69th Indiana soldiers writes of captured “Jeff Davis’s spy”

We have 3 Rebels in the Guard House, one Declares Himself to be Jeff Davis’s spy. Their Trial comes off to Day, and what will be dun with them I cant tell. I would Hang them if I had the sentence to pass on them…

Civil War Letters of William Corbin, Co. K, 69th Indiana Infantry

Civil War Letters of William Corbin, Co. K, 69th Indiana Infantry

This excerpt is from the William Corbin Letters (Cowan’s Auction).

Cowan’s auction description:

William Corbin letters, 1862-1863. 69th Indiana Infantry. 12 war-date letters. Also included are 3 small tintypes, one of which is identified as Corbin, and a CDV of the Lincoln family.

William Corbin spent much of his enlistment in the 69th Indiana Infantry slogging through the swamps and backwaters of the deep south, doing the dirty work of suppressing the rebellion, never seeing the full fruits of his labors because he was killed in action at the Battle of Port Gibson in May 1863. In a dozen letters to his parents, Corbin described his experiences from the time the regiment was raised at Camp Wayne, Richmond, Ind., in August 1862, through his death at the Battle of Port Gibson in May 1863.

Corbin was a typical soldier from a typical small Midwestern town; his writing is rough around the edges, but descriptive, intelligent, and quite effective at getting across. From his first week in camp, he seems to have taken to military life.  “We are getting along fine,” he wrote from Camp Wayne, “all seem to be Sattisfied. I am perfectly well satisfied. Soldiers are all alike, every one seems to be the others friend. We have plenty to eat and Drink.” Even at this early date, the war seemed close at hand: “We have 3 Rebels in the Guard House, one Declares Himself to be Jeff Davis’s spy. Their Trial comes off to Day, and what will be dun with them I cant tell. I would Hang them if I had the sentenace to pass on them…” 

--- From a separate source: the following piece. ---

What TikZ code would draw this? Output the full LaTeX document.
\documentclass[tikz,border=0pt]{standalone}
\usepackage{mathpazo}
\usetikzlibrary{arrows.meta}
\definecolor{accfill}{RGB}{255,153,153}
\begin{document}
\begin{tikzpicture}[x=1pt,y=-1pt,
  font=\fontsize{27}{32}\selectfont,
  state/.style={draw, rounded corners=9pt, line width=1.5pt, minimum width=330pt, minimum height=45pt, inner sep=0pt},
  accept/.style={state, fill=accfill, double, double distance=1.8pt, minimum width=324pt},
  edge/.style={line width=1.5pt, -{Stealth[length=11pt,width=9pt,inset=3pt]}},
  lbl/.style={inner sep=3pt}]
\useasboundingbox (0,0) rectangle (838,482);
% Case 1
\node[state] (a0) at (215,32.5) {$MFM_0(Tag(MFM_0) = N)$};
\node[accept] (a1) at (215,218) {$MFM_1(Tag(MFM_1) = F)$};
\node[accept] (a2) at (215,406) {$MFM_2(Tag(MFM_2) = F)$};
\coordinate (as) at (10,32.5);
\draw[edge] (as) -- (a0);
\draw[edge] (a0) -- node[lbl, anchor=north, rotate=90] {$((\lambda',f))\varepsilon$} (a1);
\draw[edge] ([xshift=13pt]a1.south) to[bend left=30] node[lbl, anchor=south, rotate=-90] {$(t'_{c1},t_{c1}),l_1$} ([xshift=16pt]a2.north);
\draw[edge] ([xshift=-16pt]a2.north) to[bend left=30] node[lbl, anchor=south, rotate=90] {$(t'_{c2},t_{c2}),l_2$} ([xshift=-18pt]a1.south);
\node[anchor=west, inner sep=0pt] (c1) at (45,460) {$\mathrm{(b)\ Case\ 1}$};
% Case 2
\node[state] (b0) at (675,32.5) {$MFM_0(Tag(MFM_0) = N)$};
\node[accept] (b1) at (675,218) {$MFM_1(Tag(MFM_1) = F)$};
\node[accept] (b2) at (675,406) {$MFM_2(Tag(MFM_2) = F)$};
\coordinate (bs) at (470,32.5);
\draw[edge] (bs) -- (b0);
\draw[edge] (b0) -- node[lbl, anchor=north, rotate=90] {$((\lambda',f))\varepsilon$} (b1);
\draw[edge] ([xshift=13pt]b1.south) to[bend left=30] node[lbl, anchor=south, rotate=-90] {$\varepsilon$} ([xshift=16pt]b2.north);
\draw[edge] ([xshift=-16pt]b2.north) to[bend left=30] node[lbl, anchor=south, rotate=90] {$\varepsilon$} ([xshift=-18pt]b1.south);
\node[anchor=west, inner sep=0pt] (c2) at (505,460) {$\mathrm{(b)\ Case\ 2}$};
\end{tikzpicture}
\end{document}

Once the regiment headed into the lower Mississippi Valley, Corbin encountered a world unknown to him in Indiana. In March, he wrote: “I see a great many contrabands down Here. We have some very hard Boys along with us and the way they will talk is not very slow to the Negroes of this place and some of the Dirtiest looking Humans I ever saw is Here, But I will see something worse than this Before I get Back again…” From early in the year 1863, the regiment was involved in a steady round of hard labor and service under fire. Halting at a huge Louisiana sugar plantation on April 13, Corbin described one of the many small skirmishes: “Here we will have to Fight some before we go much Further. The Rebs were in force on this Plantation when we were on to them, we drove them Back, Killed one of them and How many was wounded I can’t tell. We had 2 Howitzers in Position, They (Rebs) Tried to shell us back from this place, but could not do it, we was to Spunky for them. A shells truck one of our guns was disabled when we took New Carthage we took $2,000 worth of Tobacco and a Quantity of Shugar… [The man whose Plantation we are on] is a Rebbel and has 4 sons in the Rebbel army. They are in sight of our Picketts and when we fight and they fight us were we are, they have to fire at their own House, which is a fine one…”

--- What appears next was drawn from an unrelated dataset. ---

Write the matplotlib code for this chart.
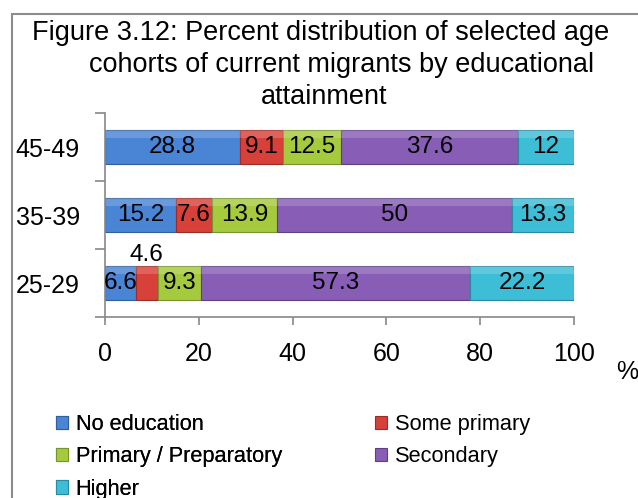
"""
Figure 3.12: distribusi persen kohort umur migran menurut pendidikan
"""
import matplotlib
matplotlib.use("Agg")
import matplotlib.pyplot as plt
from matplotlib.patches import Rectangle
import numpy as np

# data
cohorts = ["25-29", "35-39", "45-49"]
categories = ["No education", "Some primary", "Primary / Preparatory", "Secondary", "Higher"]
no_education = [6.6, 15.2, 28.8]
some_primary = [4.6, 7.6, 9.1]
primary_prep = [9.3, 13.9, 12.5]
secondary = [57.3, 50, 37.6]
higher = [22.2, 13.3, 12]
x_ticks = [0, 20, 40, 60, 80, 100]

colors = ["#4a84d4", "#d8403a", "#a6ca3e", "#875db5", "#3ebdd6"]
edge_colors = ["#2f5f9e", "#9c2b27", "#76952a", "#5e3f85", "#2a8aa0"]

plt.rcParams["font.family"] = ["Liberation Sans", "DejaVu Sans"]

series = [no_education, some_primary, primary_prep, secondary, higher]

fig = plt.figure(figsize=(6.38, 4.98), dpi=100)
W, H = 638, 498
ax = fig.add_axes([105 / W, 1 - 317 / H, (574 - 105) / W, (317 - 113) / H])

y = np.arange(len(cohorts))
left = np.zeros(len(cohorts))
handles = []
for vals, name, c, ec in zip(series, categories, colors, edge_colors):
    vals = np.array(vals, dtype=float)
    bars = ax.barh(y, vals, height=0.5, left=left, color=c, edgecolor=ec,
                   linewidth=0.8, label=name)
    # efek bevel sederhana di bagian atas batang
    ax.barh(y + 0.19, vals, height=0.12, left=left, color="white", alpha=0.18,
            linewidth=0)
    handles.append(bars)
    for i, v in enumerate(vals):
        txt = f"{v:g}"
        cx = left[i] + v / 2
        if v < 5:
            # segmen sempit: label di atas batang
            ax.text(cx, y[i] + 0.25, txt, ha="center", va="bottom", fontsize=17.5)
        else:
            ax.text(cx, y[i], txt, ha="center", va="center", fontsize=17.5)
    left = left + vals

ax.set_xlim(0, 100)
ax.set_ylim(-0.5, 2.5)
ax.set_xticks(x_ticks)
ax.set_xticklabels([str(t) for t in x_ticks])
ax.set_yticks(y)
ax.set_yticklabels(cohorts)
ax.set_yticks([-0.5, 0.5, 1.5, 2.5], minor=True)
ax.tick_params(axis="y", which="major", length=0, pad=18, labelsize=18)
ax.tick_params(axis="y", which="minor", length=7, color="#888888", width=1.2)
ax.tick_params(axis="x", length=6, color="#888888", width=1.2, pad=12, labelsize=18)
for s in ["top", "right"]:
    ax.spines[s].set_visible(False)
for s in ["left", "bottom"]:
    ax.spines[s].set_color("#888888")
    ax.spines[s].set_linewidth(1.2)

fig.text(627 / W, 1 - 372 / H, "%", ha="center", va="center", fontsize=18)

# judul
fig.text(321 / W, 1 - 33 / H, "Figure 3.12: Percent distribution of selected age",
         ha="center", va="center", fontsize=19.5)
fig.text(342 / W, 1 - 65 / H, "cohorts of current migrants by educational",
         ha="center", va="center", fontsize=19.5)
fig.text(324 / W, 1 - 97 / H, "attainment", ha="center", va="center", fontsize=19.5)

# legenda dalam dua kolom (urutan baris seperti Excel)
leg_kw = dict(loc="upper left", frameon=False, fontsize=15.7, handlelength=0.55,
              handleheight=0.55, handletextpad=0.35, labelspacing=0.52,
              borderaxespad=0, borderpad=0)
leg1 = fig.legend([handles[0], handles[2], handles[4]],
                  [categories[0], categories[2], categories[4]],
                  bbox_to_anchor=(56 / W, 1 - 414 / H), **leg_kw)
fig.add_artist(leg1)
fig.legend([handles[1], handles[3]], [categories[1], categories[3]],
           bbox_to_anchor=(375 / W, 1 - 414 / H), **leg_kw)

# bingkai
fig.add_artist(Rectangle((12 / W, -0.1), 1.2, 1 - 14 / H + 0.1, transform=fig.transFigure,
                         fill=False, edgecolor="#8c8c8c", linewidth=1.5, clip_on=False))

plt.savefig("out.png", dpi=100)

At Perkins Plantation, two weeks later, he was more interested in the flowers than fighting: “Thare must have been the Nicest Guarden on this place that ever was. Oh the nicest Flowers I ever seen. They smell so good. The nicest shade trees, but the House was Burnt By the Owner Himself so He cant Blame me for it. We capture some Rebbels some times, got several in a House for safe keeping…”

Corbin’s letters describe the usual round of illness characteristic of the Vicksburg Campaign, and offer telling little details, like two men who had recently awakened to find three foot long snakes in bed with them. But unlike so many of his comrades, neither disease nor wild animals took their toll on the young man. The final letter in the collection was written by James Elliott (otherwise unidentified), who informed “Brother Corbin” that “John Turner’s son that was wounded at Port Gibson he is getting some better, but William Matney & William C. Corbin died of their wound a few days after the battle. Our last night’s news confirms the capture of Vicksburg…”

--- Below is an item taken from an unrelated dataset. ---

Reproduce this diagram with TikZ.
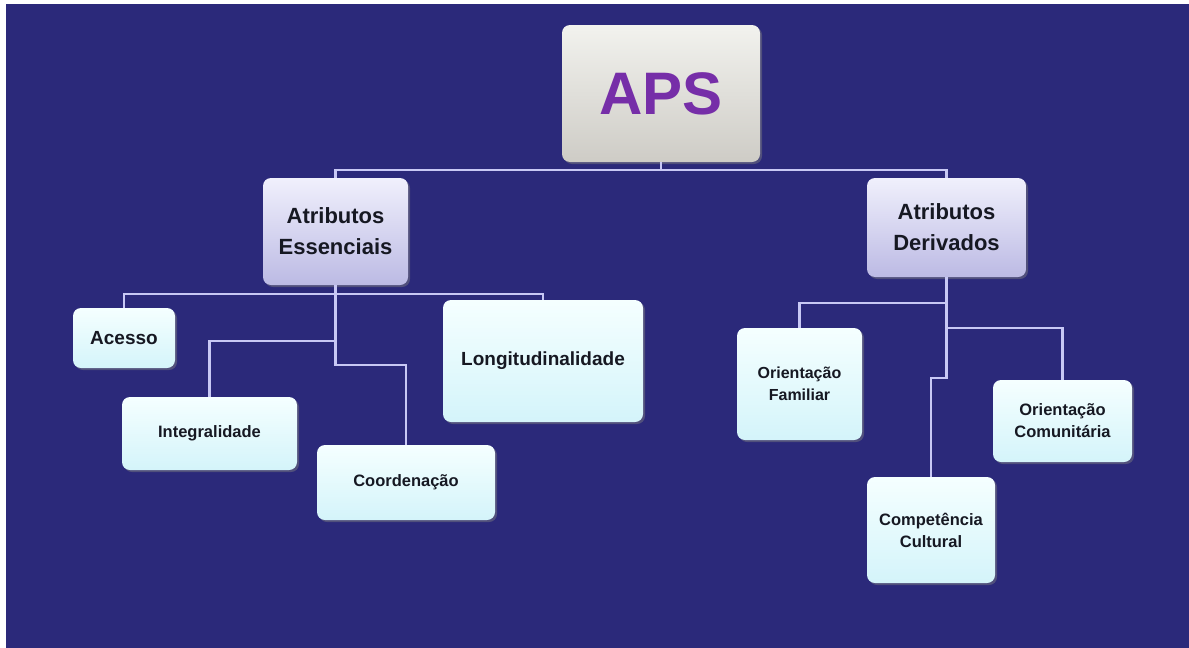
\documentclass[tikz,border=0pt]{standalone}
\usepackage{fontspec}
\setmainfont{Liberation Sans}
\usepackage{tikz}
\usetikzlibrary{positioning, shadows}

\definecolor{bgblue}{RGB}{43,41,122}
\definecolor{linkcol}{RGB}{200,200,245}
\definecolor{txtdark}{RGB}{22,24,34}
\definecolor{apspurple}{RGB}{118,46,168}
\definecolor{leaftop}{RGB}{245,255,255}
\definecolor{leafbot}{RGB}{212,244,250}
\definecolor{attrtop}{RGB}{240,240,252}
\definecolor{attrbot}{RGB}{188,186,228}
\definecolor{apstop}{RGB}{242,242,238}
\definecolor{apsbot}{RGB}{206,204,198}

\begin{document}
\begin{tikzpicture}[x=1pt, y=-1pt,
    box/.style={rounded corners=8pt, inner sep=0pt, align=center,
        text=txtdark, font=\bfseries,
        drop shadow={opacity=0.45, shadow xshift=2pt, shadow yshift=-2pt}},
    leaf/.style={box, top color=leaftop, bottom color=leafbot},
    attr/.style={box, top color=attrtop, bottom color=attrbot,
        font=\bfseries\fontsize{22}{31}\selectfont},
    link/.style={draw=linkcol, line width=2.2pt}]
    \useasboundingbox (0,0) rectangle (1189,648);
    \fill[white] (0,0) rectangle (1189,648);
    \fill[bgblue] (6,4) rectangle (1189,648);

    \node[box, top color=apstop, bottom color=apsbot,
        minimum width=198pt, minimum height=137pt, text=apspurple,
        font=\bfseries\fontsize{60}{60}\selectfont] (aps) at (661, 93.5) {APS};
    \node[attr, minimum width=145pt, minimum height=107pt] (ess) at (335.5, 231.5) {Atributos\\Essenciais};
    \node[attr, minimum width=159pt, minimum height=99pt] (der) at (946.5, 227.5) {Atributos\\Derivados};

    \node[leaf, minimum width=102pt, minimum height=60pt, font=\bfseries\fontsize{19}{22}\selectfont] (acesso) at (124, 338) {Acesso};
    \node[leaf, minimum width=175pt, minimum height=73pt, font=\bfseries\fontsize{16.5}{22}\selectfont] (integ) at (209.5, 433.5) {Integralidade};
    \node[leaf, minimum width=178pt, minimum height=75pt, font=\bfseries\fontsize{16.5}{22}\selectfont] (coord) at (406, 482.5) {Coordenação};
    \node[leaf, minimum width=200pt, minimum height=122pt, font=\bfseries\fontsize{19}{22}\selectfont] (longi) at (543, 361) {Longitudinalidade};

    \node[leaf, minimum width=125pt, minimum height=112pt, font=\bfseries\fontsize{16}{22}\selectfont] (ofam) at (799.5, 384) {Orientação\\Familiar};
    \node[leaf, minimum width=139pt, minimum height=82pt, font=\bfseries\fontsize{16.5}{22}\selectfont] (ocom) at (1062.5, 421) {Orientação\\Comunitária};
    \node[leaf, minimum width=128pt, minimum height=106pt, font=\bfseries\fontsize{16.5}{22}\selectfont] (comp) at (931, 530) {Competência\\Cultural};

    % ligacoes
    \draw[link] (aps.south) -- ++(0,8) -| (ess.north);
    \draw[link] (aps.south) -- ++(0,8) -| (der.north);
    \draw[link] (ess.south) -- ++(0,9) -| (acesso.north);
    \draw[link] (ess.south) -- ++(0,9) -| (longi.north);
    \draw[link] (ess.south) -- ++(0,56) -| (integ.north);
    \draw[link] (ess.south) -- ++(0,80) -| (coord.north);
    \draw[link] (der.south) -- ++(0,26) -| (ofam.north);
    \draw[link] (der.south) -- ++(0,51) -| (ocom.north);
    \draw[link] (der.south) -- ++(0,101) -| (comp.north);
\end{tikzpicture}
\end{document}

Beyond the letters, the collection includes four photographs, including a widely popular carte de visite of the Lincoln family, and three tintypes: a ninth-plate set into the bottom half of a thermoplastic case and a carte de visite-sized image set in paper frame, both apparently of Corbin; and a carte-sized image of a young woman. Also an early facsimile reprint of the famed Vicksburg wallpaper newspaper, separated along many folds.

Apart from the poor condition of the facsimile newspaper, the items in the collection are generally in good condition with average wear and tear for Civil War correspondence.